The Good Terrorist - Doris May Lessing [159]
Somebody going out to buy cigarettes came back with the local Advertiser—the sheets given away on the streets or put through letter boxes or under doors. In it they found this piece:
A bomb exploded at the corner of West Rowan Road early on Friday morning. A cement post was destroyed and another chipped. The blast damaged the brickwork of nearby houses, and blew the windows out of four of them. Mrs. Murray, a widow of 87, said she was sitting by her upstairs window and had seen three youths near the cement post. It was not yet light, and she could not see them properly. She thought they were having a bit of a lark. She went to lie on her bed, still dressed.
“I sleep badly these days,” she said. She heard the explosion, and glass flying into her room. “Lucky I wasn’t still sitting at the window,” she confided to our reporter. Mrs. Murray sustained minor injuries from the glass and was treated for shock.
“Oh, poor old thing,” quavered Alice. She did not look at Jocelin, for she knew the look would be reproachful.
“Silly old cow,” said Faye. “Pity we didn’t do her in properly. We’d have done ’er a favour, we would. These old crones, their life isn’t worth living. ’Alf dead with boredom, they are, years before they go.”
They decided to laugh, to placate her. Faye was in the grip of one of her violent, reminiscent moods—but provoked by what? They never knew. She only sat and trembled a little defiantly, not looking at them, not looking even at Roberta, who was sitting rather hunched, her silvered poll lowered, eyes down, suffering for her.
“Well,” said Jocelin, “I think I know what to do. I’ll get it right this time.”
She sounded angry, even bitter. They were all bitter with frustration. A paragraph in the local Advertiser! They felt it was a snub of them, another in a long series of belittlings of what they really were, of their real capacities, that had begun—like Faye’s violences—so long ago they could not remember. They were murderous with the need to impose themselves, prove their power.
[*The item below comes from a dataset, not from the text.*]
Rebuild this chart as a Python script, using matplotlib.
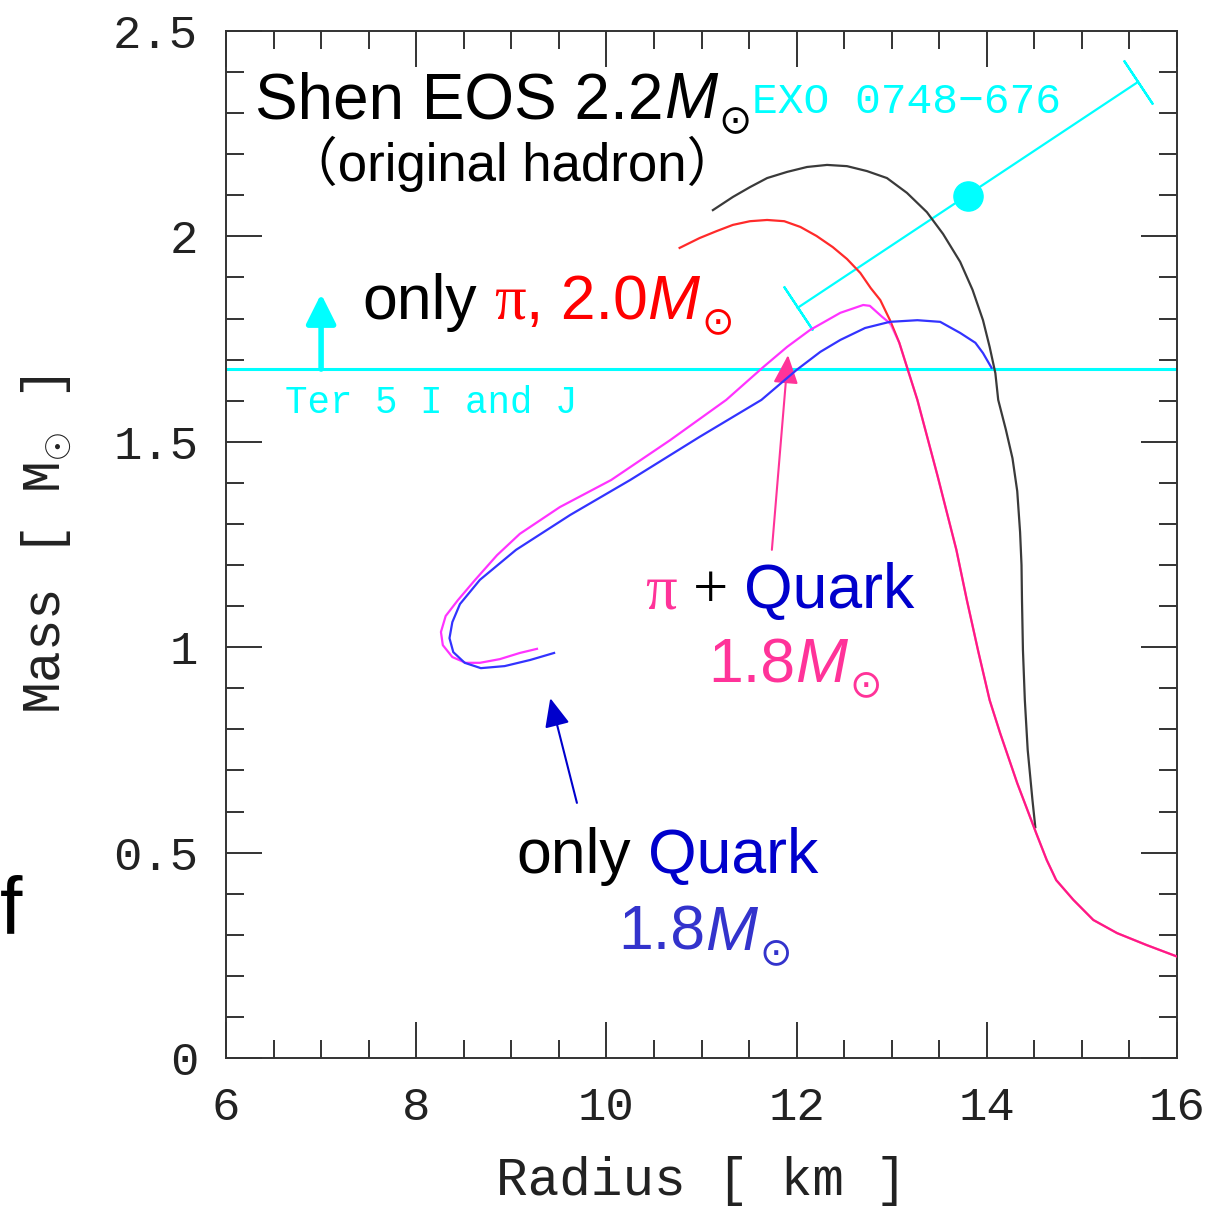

They went on drinking. Alice was sober, as usual, and apprehensive. It was Saturday, after all. And at eleven o’clock, as she had half expected, there was a loud knocking at the front door. She was up at once, sliding out of her seat, and at the kitchen door before the others had come to. She said to Jasper, “Keep out of sight, d’you hear? Don’t you come out, don’t …” To Bert, “Keep Jasper here. Don’t let him come out.” To Jocelin, “Is there anything they can find?” Jocelin ran past her and up the stairs. “It’s that little fascist. I knew he’d come back. He’s come to pay us back. I knew he would.”
The knocking went on. She opened the door, saying crisply, using all her resources to be in command, to be Miss Mellings, “You’ll wake everyone in the street.”
It was he, the fair, vicious young man, with cold baby eyes, the fluffy moustache. He was grinning and sadistic. He held something behind him, and there was a disgusting smell.
Alice had some idea of what was coming, knew that nothing could be done to stop him. But the main thing was that Jasper should not come out, not in the mood he was in—there would be a fight, she knew it.
Behind the policeman stood another. Both had schoolboy sniggers on their faces; neither looked at Alice—a bad sign.
She said, “What do you want?”
“It’s what you want,” said the little pig, and at this he and his colleague both guffawed, actually holding their hands to their mouths, like stage comedians.
“It’s what you fancy,” said the second policeman, in a strong Scottish accent.
“A little of what you fancy does you good,” said Alice’s enemy. Oh, how she loathed him, how she knew him, through and through! Oh, she knew what went on in police cells when he had someone helpless and at his mercy. But it mustn’t be Jasper.